I'm chiming in as another person whose writing, an essay on Open
Content, has been incorporated verbatim and without attribution into
the catalogue, making up a contiguous block of 23 of its 240 pages.

 Sure, but that doesn't seem to address Inke Arns's main point. The
 issue at hand, as described in the original post, is the fact that the
 curators--who as members of a profession supposedly in the business of
 giving credit--didn't share the wealth of attention, not as convention
 or justice dictates, but rather as simple courtesy.

Exactly. Both Inke and me were never contacted or informed by the
curators, by Lentos Museum Linz or the publisher, Edition Selene. I
coincidentally found out that one of my texts was in the book after I
had bought it for 22 Euro. [Quite some money for a patchwork of entirely
uncredited and unpaid-for texts.] 

 Rip offs happen, but you can do it nicely by passing on the rewards of
 that which you freely used, or you can be a dink about it. If one
 decides that the latter is the case, then a little reputation-bashing
 (very different than belly-aching) may be in order. That is part of
 the game, too, you know--ie the way things are.
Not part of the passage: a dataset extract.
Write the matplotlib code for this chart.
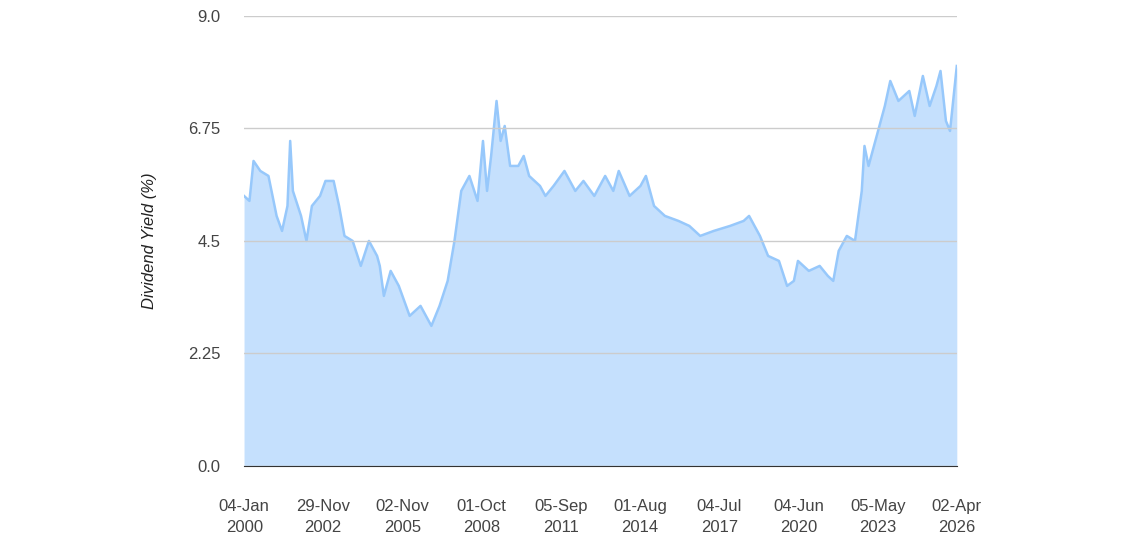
import matplotlib
matplotlib.use("Agg")
import matplotlib.pyplot as plt

years = [2000.0,2000.2,2000.35,2000.6,2000.9,2001.2,2001.4,2001.6,2001.7,2001.8,2002.1,2002.3,2002.5,2002.8,2003.0,2003.3,2003.5,2003.7,2004.0,2004.3,2004.6,2004.9,2005.0,2005.15,2005.4,2005.7,2006.1,2006.5,2006.9,2007.2,2007.5,2007.75,2008.0,2008.3,2008.6,2008.8,2008.95,2009.1,2009.3,2009.45,2009.6,2009.8,2010.1,2010.3,2010.5,2010.9,2011.1,2011.4,2011.8,2012.2,2012.5,2012.9,2013.3,2013.6,2013.8,2014.2,2014.6,2014.8,2015.1,2015.5,2016.0,2016.4,2016.8,2017.3,2017.9,2018.4,2018.6,2019.0,2019.3,2019.7,2020.0,2020.25,2020.4,2020.8,2021.2,2021.5,2021.7,2021.9,2022.2,2022.5,2022.75,2022.85,2023.0,2023.3,2023.6,2023.8,2024.1,2024.5,2024.7,2025.0,2025.25,2025.5,2025.65,2025.85,2026.0,2026.25]
yields = [5.4,5.3,6.1,5.9,5.8,5.0,4.7,5.2,6.5,5.5,5.0,4.5,5.2,5.4,5.7,5.7,5.2,4.6,4.5,4.0,4.5,4.2,4.0,3.4,3.9,3.6,3.0,3.2,2.8,3.2,3.7,4.5,5.5,5.8,5.3,6.5,5.5,6.2,7.3,6.5,6.8,6.0,6.0,6.2,5.8,5.6,5.4,5.6,5.9,5.5,5.7,5.4,5.8,5.5,5.9,5.4,5.6,5.8,5.2,5.0,4.9,4.8,4.6,4.7,4.8,4.9,5.0,4.6,4.2,4.1,3.6,3.7,4.1,3.9,4.0,3.8,3.7,4.3,4.6,4.5,5.5,6.4,6.0,6.6,7.2,7.7,7.3,7.5,7.0,7.8,7.2,7.6,7.9,6.9,6.7,8.0]
tick_pos = [2000.01,2002.91,2005.84,2008.75,2011.68,2014.58,2017.50,2020.42,2023.34,2026.25]
tick_labels = ["04-Jan\n2000","29-Nov\n2002","02-Nov\n2005","01-Oct\n2008","05-Sep\n2011","01-Aug\n2014","04-Jul\n2017","04-Jun\n2020","05-May\n2023","02-Apr\n2026"]
y_ticks = [0.0,2.25,4.5,6.75,9.0]

plt.rcParams['font.family'] = ['Liberation Sans', 'DejaVu Sans']
fig = plt.figure(figsize=(11.35,5.33), dpi=100)
ax = fig.add_axes([0.215,0.126,0.628,0.844])
ax.fill_between(years, yields, 0, color='#c5e0fd', lw=0)
ax.plot(years, yields, color='#97c8fb', lw=1.8)
ax.set_xlim(2000.0, 2026.25)
ax.set_ylim(0, 9)
ax.set_yticks(y_ticks)
ax.set_yticklabels(["0.0","2.25","4.5","6.75","9.0"])
ax.set_xticks(tick_pos)
ax.set_xticklabels(tick_labels, linespacing=1.45)
ax.grid(axis='y', color='#cccccc', lw=1)
ax.set_axisbelow(False)
for s in ['top','right','left']:
    ax.spines[s].set_visible(False)
ax.spines['bottom'].set_color('#333333')
ax.tick_params(axis='y', length=0, labelsize=12, colors='#444444', pad=17)
ax.tick_params(axis='x', length=0, labelsize=12, colors='#444444', pad=24)
ax.set_ylabel("Dividend Yield (%)", style='italic', fontsize=12, color='#222222', labelpad=22)
fig.savefig("out.png", dpi=100)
Yeah, but I also see an issue of professionalism and professional ethics
here. It's quite ironical that my text in the book is a historical and
formal explanation of Free Software copylefts and Open Content models.
What's more, the text was released by me under an Open Content License,
the Open Publication License http://www.opencontent.org/openpub/.
This license says:

| All modified versions of documents covered by this license, including
| translations, anthologies, compilations and partial documents, must meet
| the following requirements:
| 
| 1. The modified version must be labeled as such.
| 
| 2. The person making the modifications must be identified and the
| modifications dated.
| 
| 3. Acknowledgement of the original author and publisher if
| applicable must be retained according to normal academic citation
| practices.
| 
| 4. The location of the original unmodified document must be
| identified.
| 
| 5. The original author's (or authors') name(s) may not be used to
| assert or imply endorsement of the resulting document without the
| original author's (or authors') permission.